10 Octobre 2019 : était organisé une conférence par Elle active Politique à l’Assemblé nationale à l’initiative de des députées Yaël Braun-Pivet, Marie-Pierre Rixain et Claire Pitollat : « être femme en politique, ce qu’il faut savoir pour réussir mais qu’on ne vous dit pas »

Etre femme en politique, ce qu’il faut savoir pour réussir mais qu’on ne vous dit pas
En France, seules 16% des maires sont des femmes. A moins de six mois des municipales, il nous a semblé essentiel de nous pencher sur la place des femmes en politique. Ce 10 octobre, nous avions rendez-vous à l’Assemblée nationale pour la première édition de ELLE Active Politique. Si vous rêvez ou pensez très sérieusement à vous lancer dans la course aux mandats, lisez vite les conseils de Marlène Schiappa, Laurence Rossignol et bien d’autres. 

« Si les femmes sont aussi jugées compétentes que les hommes pour gouverner, on ne leur passe rien », rappelle Anne-Cécile Sarfati, directrice de la diversification éditoriale et rédactrice en chef à ELLE. Et  l’enquête réalisée en exclusivité par OpinionWay pour ELLE Active Politique le souligne encore. Ce jeudi matin, c’est à l’Assemblée nationale que s’est tenu le premier ELLE Active Politique, en présence de lectrices, de député.e.s et d’expert.e.s. Lorsqu’on est une femme et qu’on veut se lancer en politique, que faut-il savoir pour réussir ? Existe-il des « recettes » secrètes que certains se gardent bien de partager ? Comment faire sa place face à des hommes aux ego parfois surdimensionnés ? Et se débarrasser du sexisme ? Faut-il nécessairement renoncer à toute vie personnelle ? On vous dit tout.
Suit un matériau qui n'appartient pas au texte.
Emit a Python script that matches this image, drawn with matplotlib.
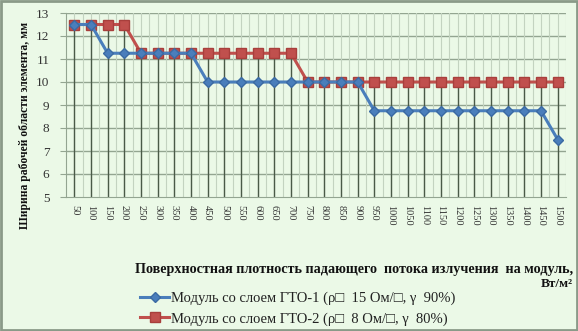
import matplotlib
matplotlib.use("Agg")
import matplotlib.pyplot as plt
from matplotlib.patches import Rectangle
import numpy as np

categories = [str(v) for v in range(50, 1501, 50)]
gto1 = [12.5, 12.5, 11.25, 11.25, 11.25, 11.25, 11.25, 11.25, 10, 10,
        10, 10, 10, 10, 10, 10, 10, 10, 8.75, 8.75,
        8.75, 8.75, 8.75, 8.75, 8.75, 8.75, 8.75, 8.75, 8.75, 7.5]
gto2 = [12.5, 12.5, 12.5, 12.5, 11.25, 11.25, 11.25, 11.25, 11.25, 11.25,
        11.25, 11.25, 11.25, 11.25, 10, 10, 10, 10, 10, 10,
        10, 10, 10, 10, 10, 10, 10, 10, 10, 10]
label1 = "Модуль со слоем ГТО-1 (ρ□  15 Ом/□, γ  90%)"
label2 = "Модуль со слоем ГТО-2 (ρ□  8 Ом/□, γ  80%)"
ylabel = "Ширина рабочей области элемента, мм"
xlabel1 = "Поверхностная плотность падающего  потока излучения  на модуль,"
xlabel2 = "Вт/м²"

serif = ["Liberation Serif", "DejaVu Serif"]
plt.rcParams["font.family"] = serif

bg = "#ebf9e7"
W, H = 578, 331
fig = plt.figure(figsize=(W / 100, H / 100), dpi=100, facecolor=bg)
fig.patches.append(Rectangle((0.002, 0.003), 0.996, 0.994, transform=fig.transFigure,
                             fill=False, edgecolor="#8a9a88", linewidth=2.0))

left, right, top, bottom = 66, 566, 13, 197
ax = fig.add_axes([left / W, 1 - bottom / H, (right - left) / W, (bottom - top) / H])
ax.set_facecolor(bg)

x = np.arange(len(categories))
ax.set_xlim(-0.5, len(categories) - 0.5)
ax.set_ylim(5, 13)
ax.set_yticks(range(5, 14))

# gridlines
for yv in range(6, 14):
    ax.axhline(yv, color="#93a591", lw=1.0, zorder=1)
for xi in x:
    ax.axvline(xi, color="#c3d3c0", lw=0.8, zorder=1)
    ax.axvline(xi + 0.5, color="#c3d3c0", lw=0.8, zorder=1)

# drop lines
mx = np.maximum(gto1, gto2)
ax.vlines(x, 5, mx, colors="#4a5a48", lw=1.0, zorder=2)

ax.plot(x, gto1, color="#4a7ebb", lw=2.2, marker="D", ms=5,
        mfc="#4a7ebb", mec="#3b6aa3", zorder=4, label=label1)
ax.plot(x, gto2, color="#c0504d", lw=2.2, marker="s", ms=7,
        mfc="#c0504d", mec="#a83f3c", zorder=3, label=label2)

for s in ["top", "right"]:
    ax.spines[s].set_visible(False)
ax.spines["left"].set_color("#93a591")
ax.spines["bottom"].set_color("#93a591")
ax.set_xticks(x)
ax.set_xticklabels(categories, rotation=270, fontsize=7.5)
ax.tick_params(axis="x", length=0, pad=6)
ax.tick_params(axis="y", length=4, colors="#93a591", labelcolor="#333333", labelsize=9.5, pad=8)
ax.tick_params(axis="x", labelcolor="#333333")

fig.text(25 / W, 1 - 125 / H, ylabel, rotation=90, ha="center", va="center",
         fontsize=8.4, fontweight="bold", color="#111111")
fig.text(573 / W, 1 - 269 / H, xlabel1, ha="right", va="center",
         fontsize=10.2, fontweight="bold", color="#111111")
fig.text(573 / W, 1 - 284 / H, xlabel2, ha="right", va="center",
         fontsize=9.5, fontweight="bold", color="#111111")

leg = fig.legend(loc="upper left", bbox_to_anchor=(140 / W, 1 - 292 / H),
                 frameon=False, fontsize=10.5, handlelength=2.0, handletextpad=0.1,
                 labelspacing=0.45, borderaxespad=0, borderpad=0)
for t in leg.get_texts():
    t.set_color("#222222")

fig.savefig("out.png", dpi=100, facecolor=bg)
Oser défendre ses convictions

Laurence Rossignol, ancienne ministre des Droits des femmes et sénatrice de l’Oise, explique qu’il faut avant tout s’engager pour défendre ses valeurs. « Je pense que la première chose qu’il faut avoir quand on veut faire de la politique c’est des convictions. (…) Il faut s’engager en politique parce qu’on a envie de changer le monde, ou au contraire de s’opposer à ce qui change… », témoigne-t-elle. Virginie Duby-Muller ajoute que pour porter ses convictions, base de l’engagement politique, il est important d’avoir confiance en soi. Il faut en effet oser s’exprimer dans « des auditoires qui vous sont hostiles », explique la députée LR de la 4e circonscription de Haute-Savoie. Et cette assurance s’acquière. « Lorsque j’étais étudiante, j’étais plutôt quelqu’un de timide et finalement, c’est le fait de prendre la parole de plus en plus souvent qui met à l’épreuve vos convictions et qui fait que vous êtes de plus en plus crédible lorsque vous vous exprimez. Mais à la base vous êtes attendue au tournant, encore plus lorsque vous êtes une femme, et il faut faire ses preuves, parfois plus qu’un homme sur un certain nombre de sujets », ajoute-t-elle.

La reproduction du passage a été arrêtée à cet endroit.